La Corte di Cassazione considera due diverse situazioni in capo a versamenti sospetti sui conti bancari del contribuente: gli stessi sarebbero sufficienti per un accertamento fiscale ma non per una condanna penale per evasione con conseguente confisca del denaro, essendo semplici presunzioni che devono essere suffragate da diversi elementi.
IL CASO
La vicenda ha origine con l’emissione di un decreto di sequestro preventivo emesso dal G.I.P. finalizzato alla confisca per equivalente di beni nella disponibilità del contribuente.

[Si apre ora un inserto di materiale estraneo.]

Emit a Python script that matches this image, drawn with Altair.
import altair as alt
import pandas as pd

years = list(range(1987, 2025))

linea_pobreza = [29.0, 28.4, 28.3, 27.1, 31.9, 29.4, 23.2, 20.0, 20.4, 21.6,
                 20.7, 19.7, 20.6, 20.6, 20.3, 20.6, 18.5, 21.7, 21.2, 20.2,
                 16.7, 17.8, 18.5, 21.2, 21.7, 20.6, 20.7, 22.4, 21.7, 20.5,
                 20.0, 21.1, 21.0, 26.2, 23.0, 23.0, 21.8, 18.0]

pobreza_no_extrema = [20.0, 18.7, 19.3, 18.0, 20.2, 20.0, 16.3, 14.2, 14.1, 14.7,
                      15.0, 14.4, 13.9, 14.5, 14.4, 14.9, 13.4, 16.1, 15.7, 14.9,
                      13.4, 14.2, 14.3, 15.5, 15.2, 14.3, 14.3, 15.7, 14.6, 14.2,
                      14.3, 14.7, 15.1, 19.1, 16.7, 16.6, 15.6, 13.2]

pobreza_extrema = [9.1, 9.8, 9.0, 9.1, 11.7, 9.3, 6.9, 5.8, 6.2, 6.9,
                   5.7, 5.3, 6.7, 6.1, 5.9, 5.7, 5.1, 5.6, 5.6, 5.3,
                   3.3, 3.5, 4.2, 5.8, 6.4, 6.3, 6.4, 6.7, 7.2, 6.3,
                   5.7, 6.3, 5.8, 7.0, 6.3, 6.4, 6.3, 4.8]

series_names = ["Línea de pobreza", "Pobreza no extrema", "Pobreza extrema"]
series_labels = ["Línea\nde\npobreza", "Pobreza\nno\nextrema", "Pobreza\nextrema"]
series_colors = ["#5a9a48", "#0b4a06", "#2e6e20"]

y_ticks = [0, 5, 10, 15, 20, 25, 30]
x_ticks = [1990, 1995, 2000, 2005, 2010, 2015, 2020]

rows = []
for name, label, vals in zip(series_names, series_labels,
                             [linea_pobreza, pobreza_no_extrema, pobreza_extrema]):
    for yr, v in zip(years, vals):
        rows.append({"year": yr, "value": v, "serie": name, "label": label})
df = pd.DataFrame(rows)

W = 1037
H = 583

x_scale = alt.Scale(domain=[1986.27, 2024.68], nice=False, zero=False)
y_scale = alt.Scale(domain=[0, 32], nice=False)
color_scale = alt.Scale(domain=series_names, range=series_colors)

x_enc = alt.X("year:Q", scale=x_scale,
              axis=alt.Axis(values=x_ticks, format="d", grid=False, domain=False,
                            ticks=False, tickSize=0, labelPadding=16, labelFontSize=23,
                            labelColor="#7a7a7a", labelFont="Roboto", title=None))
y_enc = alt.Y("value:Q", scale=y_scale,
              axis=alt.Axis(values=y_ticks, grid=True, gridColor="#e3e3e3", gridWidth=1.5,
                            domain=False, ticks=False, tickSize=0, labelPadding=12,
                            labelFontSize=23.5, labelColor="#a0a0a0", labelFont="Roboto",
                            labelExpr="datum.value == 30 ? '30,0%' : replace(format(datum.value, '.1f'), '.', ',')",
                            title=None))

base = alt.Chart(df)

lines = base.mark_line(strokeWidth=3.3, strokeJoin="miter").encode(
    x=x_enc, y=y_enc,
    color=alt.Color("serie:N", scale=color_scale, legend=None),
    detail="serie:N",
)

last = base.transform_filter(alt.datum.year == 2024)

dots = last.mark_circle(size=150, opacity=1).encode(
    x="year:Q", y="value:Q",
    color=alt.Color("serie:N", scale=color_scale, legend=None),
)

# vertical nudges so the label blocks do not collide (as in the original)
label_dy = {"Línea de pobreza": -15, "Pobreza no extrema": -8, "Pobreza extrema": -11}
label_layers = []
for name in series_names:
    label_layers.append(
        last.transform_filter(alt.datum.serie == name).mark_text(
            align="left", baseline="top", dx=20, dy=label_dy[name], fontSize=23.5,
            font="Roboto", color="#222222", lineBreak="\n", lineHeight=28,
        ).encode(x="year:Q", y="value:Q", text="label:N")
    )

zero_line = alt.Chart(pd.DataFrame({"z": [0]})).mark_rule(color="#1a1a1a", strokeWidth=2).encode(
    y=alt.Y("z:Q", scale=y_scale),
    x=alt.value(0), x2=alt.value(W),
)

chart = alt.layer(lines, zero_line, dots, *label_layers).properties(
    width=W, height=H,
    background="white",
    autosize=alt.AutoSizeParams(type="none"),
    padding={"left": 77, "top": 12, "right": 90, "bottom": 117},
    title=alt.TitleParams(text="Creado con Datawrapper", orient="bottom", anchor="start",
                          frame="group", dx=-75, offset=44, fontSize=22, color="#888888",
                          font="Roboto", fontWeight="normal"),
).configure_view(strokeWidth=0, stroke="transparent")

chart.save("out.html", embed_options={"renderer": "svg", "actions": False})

Il soggetto propone ricorso davanti al Tribunale del Riesame che conferma l’ordinanza di emissione del decreto di sequestro preventivo precisando che nell'ordinanza il contribuente risulta indagato dei reati ex art. 4 del D. Lgs n. 74/2000 per i redditi relativi agli anni 2006, 2007 e 2008 in quanto avrebbe indicato nelle dichiarazioni elementi attivi inferiori a quelli reali. Inoltre, si sottolinea che il sequestro è stato limitato alle annualità 2008 e 2009 per l’irretroattività della norma che ha esteso l'applicabilità dell'art. 322 ter c.p. ai reati tributari.

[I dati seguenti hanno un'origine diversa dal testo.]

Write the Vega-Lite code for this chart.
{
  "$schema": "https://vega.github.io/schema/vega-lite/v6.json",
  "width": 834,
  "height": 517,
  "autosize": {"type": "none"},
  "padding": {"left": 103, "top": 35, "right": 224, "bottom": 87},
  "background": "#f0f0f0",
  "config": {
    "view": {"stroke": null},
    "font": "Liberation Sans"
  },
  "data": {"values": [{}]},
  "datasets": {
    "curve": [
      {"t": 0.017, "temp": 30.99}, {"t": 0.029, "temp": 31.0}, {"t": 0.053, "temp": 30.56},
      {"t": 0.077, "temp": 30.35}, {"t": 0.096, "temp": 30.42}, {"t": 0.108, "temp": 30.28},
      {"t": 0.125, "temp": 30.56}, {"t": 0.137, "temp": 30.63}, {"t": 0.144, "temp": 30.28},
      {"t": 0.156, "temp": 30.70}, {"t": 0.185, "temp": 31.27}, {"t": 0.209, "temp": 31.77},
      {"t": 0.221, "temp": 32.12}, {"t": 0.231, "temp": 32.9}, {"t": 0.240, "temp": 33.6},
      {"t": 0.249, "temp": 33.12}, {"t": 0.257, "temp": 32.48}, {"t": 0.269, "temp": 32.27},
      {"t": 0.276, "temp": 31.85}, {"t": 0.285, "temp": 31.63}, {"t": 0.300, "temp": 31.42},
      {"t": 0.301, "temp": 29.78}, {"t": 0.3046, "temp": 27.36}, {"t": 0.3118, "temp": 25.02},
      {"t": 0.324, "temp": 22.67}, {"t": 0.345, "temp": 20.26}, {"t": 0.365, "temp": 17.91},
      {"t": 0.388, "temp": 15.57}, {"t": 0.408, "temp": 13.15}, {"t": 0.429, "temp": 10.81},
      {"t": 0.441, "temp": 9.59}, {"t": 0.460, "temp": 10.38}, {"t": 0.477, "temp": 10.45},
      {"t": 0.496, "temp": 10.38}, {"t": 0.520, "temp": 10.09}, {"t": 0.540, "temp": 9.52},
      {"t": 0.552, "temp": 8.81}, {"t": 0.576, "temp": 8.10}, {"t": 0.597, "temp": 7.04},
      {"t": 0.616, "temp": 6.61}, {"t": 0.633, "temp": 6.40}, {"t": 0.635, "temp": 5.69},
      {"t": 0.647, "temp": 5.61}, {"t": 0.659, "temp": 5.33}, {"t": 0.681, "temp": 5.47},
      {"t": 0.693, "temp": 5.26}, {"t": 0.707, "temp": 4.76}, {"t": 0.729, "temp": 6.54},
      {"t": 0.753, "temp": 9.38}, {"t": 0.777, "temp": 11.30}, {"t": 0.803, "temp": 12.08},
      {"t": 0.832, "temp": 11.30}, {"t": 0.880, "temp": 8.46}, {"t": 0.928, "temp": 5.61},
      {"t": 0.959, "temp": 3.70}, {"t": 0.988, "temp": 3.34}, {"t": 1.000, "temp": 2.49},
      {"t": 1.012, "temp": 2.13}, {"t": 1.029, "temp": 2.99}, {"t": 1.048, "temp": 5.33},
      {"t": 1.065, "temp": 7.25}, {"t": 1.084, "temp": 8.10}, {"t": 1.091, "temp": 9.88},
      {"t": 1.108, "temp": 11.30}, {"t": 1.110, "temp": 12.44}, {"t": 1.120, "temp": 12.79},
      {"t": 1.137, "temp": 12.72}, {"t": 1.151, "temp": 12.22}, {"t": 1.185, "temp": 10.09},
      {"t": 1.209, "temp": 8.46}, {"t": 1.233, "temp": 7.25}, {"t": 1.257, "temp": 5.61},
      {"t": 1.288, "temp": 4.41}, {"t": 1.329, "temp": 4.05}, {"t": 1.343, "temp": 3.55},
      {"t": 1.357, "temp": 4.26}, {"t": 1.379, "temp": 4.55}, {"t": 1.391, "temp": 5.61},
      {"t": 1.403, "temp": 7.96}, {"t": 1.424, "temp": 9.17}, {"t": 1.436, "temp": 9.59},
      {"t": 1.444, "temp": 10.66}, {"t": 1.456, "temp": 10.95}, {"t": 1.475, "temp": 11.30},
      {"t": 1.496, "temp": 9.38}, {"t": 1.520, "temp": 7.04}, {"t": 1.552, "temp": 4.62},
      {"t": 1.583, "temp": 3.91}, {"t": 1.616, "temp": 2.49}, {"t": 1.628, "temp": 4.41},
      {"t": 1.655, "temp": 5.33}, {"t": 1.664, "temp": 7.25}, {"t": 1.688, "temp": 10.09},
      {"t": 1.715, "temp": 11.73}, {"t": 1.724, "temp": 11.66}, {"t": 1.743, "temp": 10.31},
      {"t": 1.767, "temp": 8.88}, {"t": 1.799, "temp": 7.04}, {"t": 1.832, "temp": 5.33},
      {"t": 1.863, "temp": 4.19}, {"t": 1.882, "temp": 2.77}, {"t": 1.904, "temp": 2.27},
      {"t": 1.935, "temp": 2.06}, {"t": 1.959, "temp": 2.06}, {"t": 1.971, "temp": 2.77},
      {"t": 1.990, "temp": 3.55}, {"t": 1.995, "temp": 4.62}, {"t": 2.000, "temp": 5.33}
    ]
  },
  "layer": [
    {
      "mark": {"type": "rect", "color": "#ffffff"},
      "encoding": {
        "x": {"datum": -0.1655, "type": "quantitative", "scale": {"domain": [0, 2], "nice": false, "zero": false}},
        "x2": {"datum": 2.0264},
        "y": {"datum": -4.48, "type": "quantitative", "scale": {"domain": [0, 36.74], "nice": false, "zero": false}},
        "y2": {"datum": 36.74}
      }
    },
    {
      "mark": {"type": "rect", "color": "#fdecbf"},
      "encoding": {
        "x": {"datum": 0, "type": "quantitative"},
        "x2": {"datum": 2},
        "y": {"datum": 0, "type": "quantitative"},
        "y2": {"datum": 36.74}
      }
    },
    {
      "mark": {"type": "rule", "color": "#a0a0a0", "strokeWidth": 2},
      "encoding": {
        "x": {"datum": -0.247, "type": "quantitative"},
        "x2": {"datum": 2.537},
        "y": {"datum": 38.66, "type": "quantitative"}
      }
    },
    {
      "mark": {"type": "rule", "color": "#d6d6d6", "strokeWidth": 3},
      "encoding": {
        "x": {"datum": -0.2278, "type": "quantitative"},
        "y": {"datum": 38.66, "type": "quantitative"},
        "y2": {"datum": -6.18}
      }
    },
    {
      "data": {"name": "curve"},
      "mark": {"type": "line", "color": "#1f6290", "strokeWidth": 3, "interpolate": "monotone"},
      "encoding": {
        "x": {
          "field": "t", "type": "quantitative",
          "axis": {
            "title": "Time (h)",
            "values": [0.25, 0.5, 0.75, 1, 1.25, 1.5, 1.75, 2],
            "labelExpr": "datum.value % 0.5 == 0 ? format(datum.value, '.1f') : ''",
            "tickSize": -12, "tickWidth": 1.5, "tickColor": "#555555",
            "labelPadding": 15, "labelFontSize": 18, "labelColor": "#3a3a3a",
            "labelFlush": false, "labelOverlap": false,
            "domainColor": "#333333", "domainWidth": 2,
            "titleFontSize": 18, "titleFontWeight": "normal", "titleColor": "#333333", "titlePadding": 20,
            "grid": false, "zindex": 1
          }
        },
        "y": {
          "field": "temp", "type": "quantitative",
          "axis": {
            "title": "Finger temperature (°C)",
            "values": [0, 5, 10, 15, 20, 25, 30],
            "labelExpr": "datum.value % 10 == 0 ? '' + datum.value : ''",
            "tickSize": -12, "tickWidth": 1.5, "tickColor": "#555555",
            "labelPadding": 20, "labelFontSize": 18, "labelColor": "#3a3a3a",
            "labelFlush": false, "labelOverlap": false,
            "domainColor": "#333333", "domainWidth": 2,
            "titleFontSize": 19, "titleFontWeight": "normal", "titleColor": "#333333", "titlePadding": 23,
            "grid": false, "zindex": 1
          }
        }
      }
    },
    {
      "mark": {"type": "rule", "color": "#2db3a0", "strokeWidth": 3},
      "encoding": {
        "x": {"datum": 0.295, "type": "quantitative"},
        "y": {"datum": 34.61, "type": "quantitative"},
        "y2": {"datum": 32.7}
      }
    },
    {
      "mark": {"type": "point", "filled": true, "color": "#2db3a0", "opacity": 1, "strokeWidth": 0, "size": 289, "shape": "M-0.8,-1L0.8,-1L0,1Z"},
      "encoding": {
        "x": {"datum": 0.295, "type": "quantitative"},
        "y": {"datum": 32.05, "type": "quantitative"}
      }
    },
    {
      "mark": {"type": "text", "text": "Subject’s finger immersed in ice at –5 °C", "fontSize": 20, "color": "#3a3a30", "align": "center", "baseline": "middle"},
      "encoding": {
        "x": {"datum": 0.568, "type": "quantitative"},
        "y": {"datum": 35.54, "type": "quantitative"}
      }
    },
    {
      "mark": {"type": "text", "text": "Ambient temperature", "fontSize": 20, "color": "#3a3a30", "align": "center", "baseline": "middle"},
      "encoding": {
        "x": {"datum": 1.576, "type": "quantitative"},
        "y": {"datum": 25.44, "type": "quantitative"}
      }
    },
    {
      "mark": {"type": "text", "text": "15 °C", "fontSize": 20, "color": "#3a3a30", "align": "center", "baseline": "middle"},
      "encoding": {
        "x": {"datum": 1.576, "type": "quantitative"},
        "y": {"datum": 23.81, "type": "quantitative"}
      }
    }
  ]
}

L'ordinanza, anche evidenziando l’inutilizzabilità in sede penale delle presunzioni legali attive in materia tributaria ha ravvisato la sussistenza del fumus di reato.
Contro la decisione del Tribunale l'indagato propone ricorso davanti alla Suprema Corte di Cassazione denunciando cinque mezzi di annullamento.
Gli Ermellini accolgono in parte il ricorso del contribuente sul punto in cui si evidenzia che l'ordinanza ha applicato al procedimento penale le presunzioni di reddito così come stabilite dalla legge tributaria per la sommarietà del giudizio cautelare, mentre il giudice penale deve accertare, su elementi di prova acquisiti, l'esistenza del reato ed il superamento della soglia di punibilità.
L'ordinanza impugnata viene annullata quindi con rinvio con rinvio per la verifica della proporzionalità della somma di cui è stato disposto il sequestro, rispetto al profitto dell'evasione fiscale.